Some 269,000 divorcées would not be able to marry a Cohen if they so wished and 50,000 Jewish converts would similarly be unable to marry a Cohen if they so wished.
“The number of Israeli couples who want to be released from the restraints of the rabbinate is increasing,” said Hiddush director Uri Regev. “At the same time, the disgust in the general public with the political horse trading, which is conducted at the expense of freedom of marriage is growing. It’s not just that the rabbinate’s monopoly doesn’t contribute to the preservation of Judaism, it is making Judaism hateful to the general public and causing it to identify Judaism with zealotry, discrimination and darkness.”
A poll conducted by the Smith Institute for Hiddush also found that 64 percent of the Jewish-Israeli public support the establishment of civil marriage and 64% also support recognition of gay marriage.

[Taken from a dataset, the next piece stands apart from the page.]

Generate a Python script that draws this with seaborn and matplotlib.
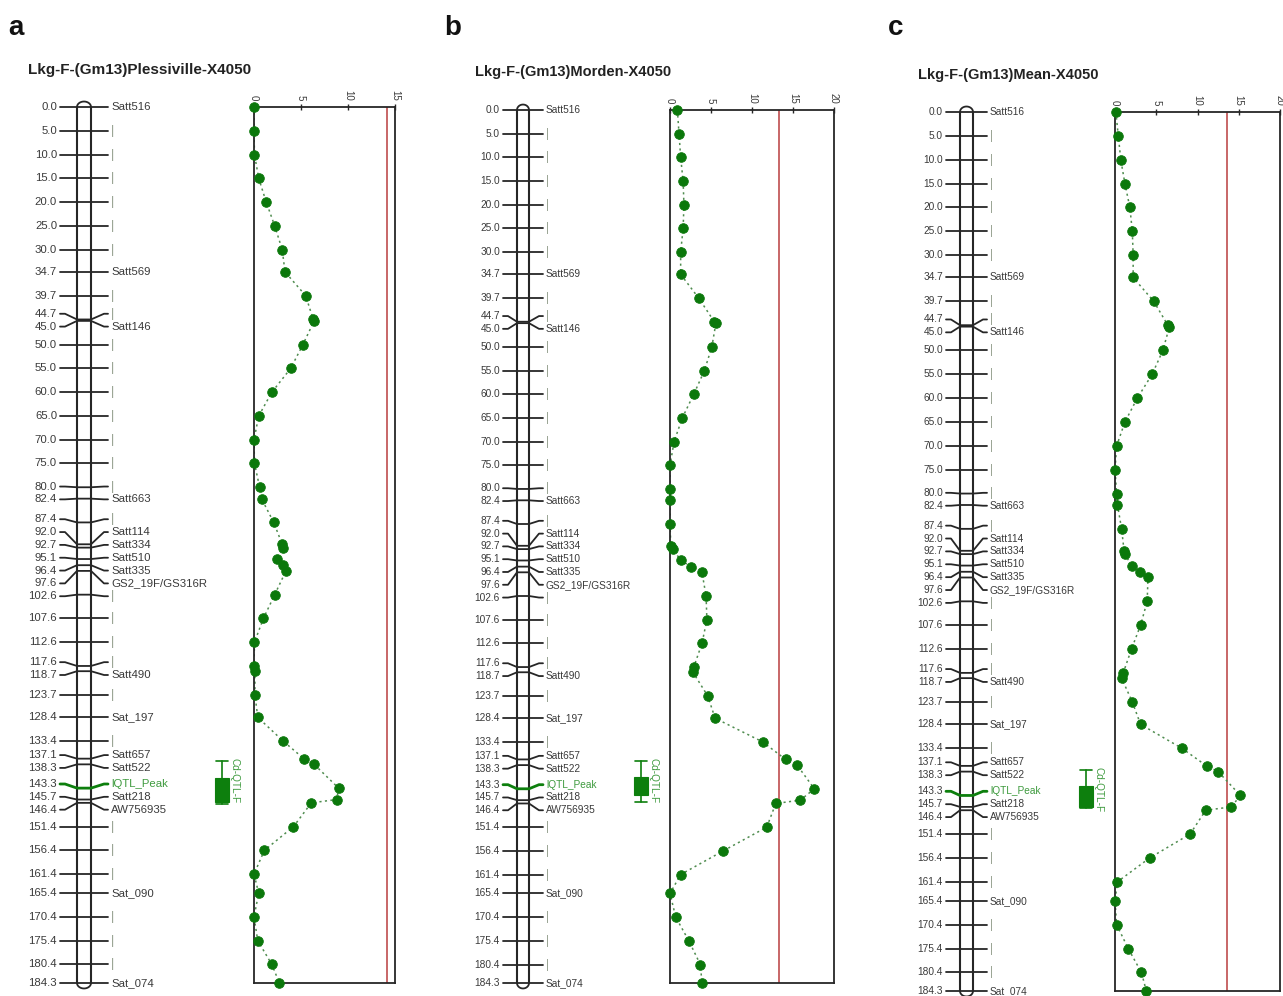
import numpy as np
import pandas as pd
import matplotlib
matplotlib.use("Agg")
import matplotlib.pyplot as plt
from matplotlib.patches import Rectangle
import seaborn as sns

# ---------------------------------------------------------------- data
# Linkage group F (Gm13): marker positions (cM) and marker names
positions = [0.0, 5.0, 10.0, 15.0, 20.0, 25.0, 30.0, 34.7, 39.7, 44.7, 45.0,
             50.0, 55.0, 60.0, 65.0, 70.0, 75.0, 80.0, 82.4, 87.4, 92.0, 92.7,
             95.1, 96.4, 97.6, 102.6, 107.6, 112.6, 117.6, 118.7, 123.7, 128.4,
             133.4, 137.1, 138.3, 143.3, 145.7, 146.4, 151.4, 156.4, 161.4,
             165.4, 170.4, 175.4, 180.4, 184.3]
marker_names = ["Satt516", "", "", "", "", "", "", "Satt569", "", "", "Satt146",
                "", "", "", "", "", "", "", "Satt663", "", "Satt114", "Satt334",
                "Satt510", "Satt335", "GS2_19F/GS316R", "", "", "", "", "Satt490",
                "", "Sat_197", "", "Satt657", "Satt522", "lQTL_Peak", "Satt218",
                "AW756935", "", "", "", "Sat_090", "", "", "", "Sat_074"]
peak_name = "lQTL_Peak"

# LOD profiles per environment
lod_plessisville = [0.0, 0.0, 0.05, 0.5, 1.3, 2.2, 3.0, 3.3, 5.5, 6.3, 6.4,
                    5.2, 3.9, 1.9, 0.5, 0.0, 0.05, 0.6, 0.8, 2.1, 3.0, 3.1,
                    2.4, 3.1, 3.4, 2.2, 1.0, 0.05, 0.0, 0.1, 0.1, 0.4,
                    3.1, 5.3, 6.4, 9.0, 8.8, 6.1, 4.2, 1.1, 0.0,
                    0.5, 0.0, 0.4, 1.9, 2.7]
lod_morden = [0.9, 1.1, 1.3, 1.6, 1.7, 1.6, 1.3, 1.3, 3.5, 5.4, 5.6,
              5.1, 4.2, 2.9, 1.5, 0.5, 0.0, 0.0, 0.0, 0.0, 0.1, 0.4,
              1.3, 2.6, 3.9, 4.4, 4.5, 3.9, 2.9, 2.8, 4.6, 5.5,
              11.3, 14.1, 15.5, 17.6, 15.9, 12.9, 11.8, 6.5, 1.3,
              0.0, 0.7, 2.3, 3.7, 3.9]
lod_mean = [0.1, 0.4, 0.7, 1.2, 1.8, 2.1, 2.2, 2.2, 4.7, 6.4, 6.6,
            5.8, 4.5, 2.7, 1.2, 0.2, 0.0, 0.2, 0.3, 0.8, 1.1, 1.2,
            2.0, 3.0, 4.0, 3.9, 3.1, 2.0, 1.0, 0.8, 2.1, 3.1,
            8.1, 11.1, 12.5, 15.2, 14.1, 11.0, 9.1, 4.2, 0.3,
            0.0, 0.2, 1.6, 3.2, 3.8]

panel_letters = ["a", "b", "c"]
panel_titles = ["Lkg-F-(Gm13)Plessiville-X4050",
                "Lkg-F-(Gm13)Morden-X4050",
                "Lkg-F-(Gm13)Mean-X4050"]
lod_profiles = [lod_plessisville, lod_morden, lod_mean]
lod_thresholds = [14.2, 13.3, 13.6]
lod_axis_max = [15, 20, 20]

qtl_name = "Cd-QTL-F"
qtl_outer = [(137.6, 146.6), (137.4, 146.1), (137.9, 145.9)]   # whisker interval (cM)
qtl_inner = [(141.2, 146.3), (140.8, 144.6), (141.3, 145.7)]   # box interval (cM)

# ---------------------------------------------------------------- layout (pixels)
W, H = 1283, 996
layout = [
    dict(letter=(8, 28), title=(28, 70), title_fs=11.0, fs=8.2,
         map_x=(0, 250), y=(107, 983), cl=77, cw=14, out=17, qx=222,
         lod_x=(254, 395)),
    dict(letter=(444, 28), title=(475, 72), title_fs=10.5, fs=7.3,
         map_x=(440, 660), y=(110, 983), cl=517, cw=12, out=14, qx=641,
         lod_x=(670, 834)),
    dict(letter=(888, 28), title=(918, 75), title_fs=10.5, fs=7.3,
         map_x=(880, 1100), y=(112, 991), cl=960, cw=13, out=14, qx=1086,
         lod_x=(1115, 1280)),
]

INK = "#262626"
TEXT = "#3a3a3a"
BAR_GREY = "#8f9a88"
GREEN_DOT = "#0b780b"
GREEN_LINE = "#4f8c4f"
GREEN_QTL = "#0d7f0d"
GREEN_LABEL = "#3f9b3f"
RED = "#c45a5c"

sns.set_theme(style="white")
plt.rcParams["font.family"] = ["Liberation Sans", "DejaVu Sans"]

fig = plt.figure(figsize=(W / 100, H / 100), dpi=100)
fig.patch.set_facecolor("white")


def px_axes(x0, x1, y0, y1):
    return fig.add_axes([x0 / W, 1 - y1 / H, (x1 - x0) / W, (y1 - y0) / H])


def spread_labels(pos, gap):
    """Push label positions apart so neighbours are at least `gap` cM apart."""
    groups = [[p] for p in pos]
    while True:
        starts = [np.mean(g) - gap * (len(g) - 1) / 2 for g in groups]
        merged = False
        for i in range(len(groups) - 1):
            end_i = starts[i] + gap * (len(groups[i]) - 1)
            if starts[i + 1] - end_i < gap - 1e-9:
                groups[i] = groups[i] + groups[i + 1]
                del groups[i + 1]
                merged = True
                break
        if not merged:
            break
    out = []
    for g, s in zip(groups, starts):
        out.extend(s + gap * k for k in range(len(g)))
    return out


label_pos = spread_labels(positions, 2.7)
top_cm, bottom_cm = positions[0], positions[-1]

for p in range(3):
    L = layout[p]
    y0, y1 = L["y"]

    # panel letter and title
    fig.text(L["letter"][0] / W, 1 - L["letter"][1] / H, panel_letters[p],
             fontsize=20, fontweight="bold", va="center", ha="left", color="#111111")
    fig.text(L["title"][0] / W, 1 - L["title"][1] / H, panel_titles[p],
             fontsize=L["title_fs"], fontweight="bold", va="center", ha="left",
             color="#222222")

    # ------------------------------------------------ linkage map
    mx = px_axes(L["map_x"][0], L["map_x"][1], y0, y1)
    mx.set_xlim(*L["map_x"])
    mx.set_ylim(bottom_cm, top_cm)
    mx.axis("off")

    cl, cw, out = L["cl"], L["cw"], L["out"]
    cr = cl + cw
    xl_out, xr_out = cl - out, cr + out
    xl_knee, xr_knee = xl_out + 5, xr_out - 4

    # chromosome body with rounded ends
    mx.plot([cl, cl], [top_cm, bottom_cm], color=INK, lw=1.5, solid_capstyle="butt")
    mx.plot([cr, cr], [top_cm, bottom_cm], color=INK, lw=1.5, solid_capstyle="butt")
    t = np.linspace(0, np.pi, 40)
    xc = (cl + cr) / 2 - (cw / 2) * np.cos(t)
    mx.plot(xc, top_cm - 1.15 * np.sin(t), color=INK, lw=1.3, clip_on=False)
    mx.plot(xc, bottom_cm + 1.15 * np.sin(t), color=INK, lw=1.3, clip_on=False)

    for pos, lab_y, name in zip(positions, label_pos, marker_names):
        is_peak = name == peak_name
        col = GREEN_QTL if is_peak else INK
        lw = 2.0 if is_peak else 1.3
        xs = [xl_out, xl_knee, cl, cr, xr_knee, xr_out]
        ys = [lab_y, lab_y, pos, pos, lab_y, lab_y]
        mx.plot(xs, ys, color=col, lw=lw, clip_on=False, solid_joinstyle="round")
        mx.text(xl_out - 3, lab_y, f"{pos:.1f}", ha="right", va="center",
                fontsize=L["fs"], color=TEXT, clip_on=False)
        if name:
            mx.text(xr_out + 3, lab_y, name, ha="left", va="center",
                    fontsize=L["fs"], clip_on=False,
                    color=GREEN_LABEL if is_peak else TEXT)
        else:
            mx.text(xr_out + 3, lab_y, "|", ha="left", va="center",
                    fontsize=L["fs"] + 1, color=BAR_GREY, clip_on=False)

    # QTL interval symbol
    qx = L["qx"]
    o_top, o_bot = qtl_outer[p]
    i_top, i_bot = qtl_inner[p]
    mx.plot([qx, qx], [o_top, o_bot], color=GREEN_QTL, lw=1.2)
    mx.plot([qx - 6, qx + 6], [o_top, o_top], color=GREEN_QTL, lw=1.2)
    mx.plot([qx - 6, qx + 6], [o_bot, o_bot], color=GREEN_QTL, lw=1.2)
    mx.add_patch(Rectangle((qx - 7, i_top), 14, i_bot - i_top,
                           facecolor=GREEN_QTL, edgecolor=GREEN_QTL, lw=0.8))
    mx.text(qx + 8, o_top - 0.6, qtl_name, rotation=-90, ha="left", va="top",
            fontsize=7.2, color=GREEN_LABEL)

    # ------------------------------------------------ LOD profile
    ax = px_axes(L["lod_x"][0], L["lod_x"][1], y0, y1)
    df = pd.DataFrame({"cM": positions, "LOD": lod_profiles[p]})
    sns.lineplot(data=df, x="LOD", y="cM", orient="y", estimator=None,
                 ax=ax, color=GREEN_LINE, lw=1.1, linestyle=(0, (1.4, 2.2)),
                 zorder=2)
    sns.scatterplot(data=df, x="LOD", y="cM", ax=ax, color=GREEN_DOT, s=48,
                    edgecolor=GREEN_DOT, linewidth=0.6, zorder=3, clip_on=False)
    ax.axvline(lod_thresholds[p], color=RED, lw=1.3, zorder=1)

    ax.set_xlim(0, lod_axis_max[p])
    ax.set_ylim(bottom_cm, top_cm)
    ax.set_xticks(np.arange(0, lod_axis_max[p] + 1, 5))
    ax.set_yticks([])
    ax.set_xlabel("")
    ax.set_ylabel("")
    ax.xaxis.tick_top()
    ax.tick_params(axis="x", top=True, bottom=False, labeltop=True,
                   labelbottom=False, direction="inout", length=5, width=1,
                   color=INK, pad=2, labelsize=7, labelcolor=TEXT,
                   labelrotation=-90)
    ax.grid(False)
    ax.set_facecolor("none")
    for s in ax.spines.values():
        s.set_color(INK)
        s.set_linewidth(1.3)

fig.savefig("out.png", dpi=100, facecolor="white")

Seventy percent of people identifying as secular said they would chose civil marriage if it were an option, although in total only 37% of the general Jewish public said they would get married in a civil ceremony.
“We are all aware that we need to find an alternative for those who cannot get married through the Rabbinate,” said Shuki Friedman, director of the Israel Democracy Institute’s Center for Religion, Nation and State, at the lobby hearing.
“We also know that real change comes from the bottom up – from grassroots work. We, the people around the table, need to vote for an alternative.”
Stern said the facts and statistics were testament to a growing abandonment of Jewish religious services and ceremonies due to the prevailing monopoly of the religious establishment.
“People are giving on the religious establishment and more people are going abroad to marry or or marrying outside of the rabbinate including religious people,” said Stern.
The fiery MK said he did not see any hope that the current Knesset or the political echelon in general would establish civil marriage in the near future.
“Good tidings on this issue will not come from politics, it will come from the people and the High Court of Justice,” he continued.
Stern said that once there are enough couples in Israel who have married outside of the chief rabbinate then a petition could be made to the High Court of Justice demanding that the state recognize them as married.
Lavie drew attention to a current law that bans rabbis from performing an Orthodox wedding service outside of the auspices of the Chief Rabbinate.
Rabbis doing so could be fined and even imprisoned for violating this law.
“Israel is the only country in the world that puts people in jail for putting up a wedding canopy and conducing a marriage ceremony,” she said. “Next Sunday, I will propose my bill requesting to cancel these unnecessary and harmful criminal sanctions. We need to confront our country’s new reality – more and more young people are choosing to marry without a religious ceremony, without the Chief Rabbinate.”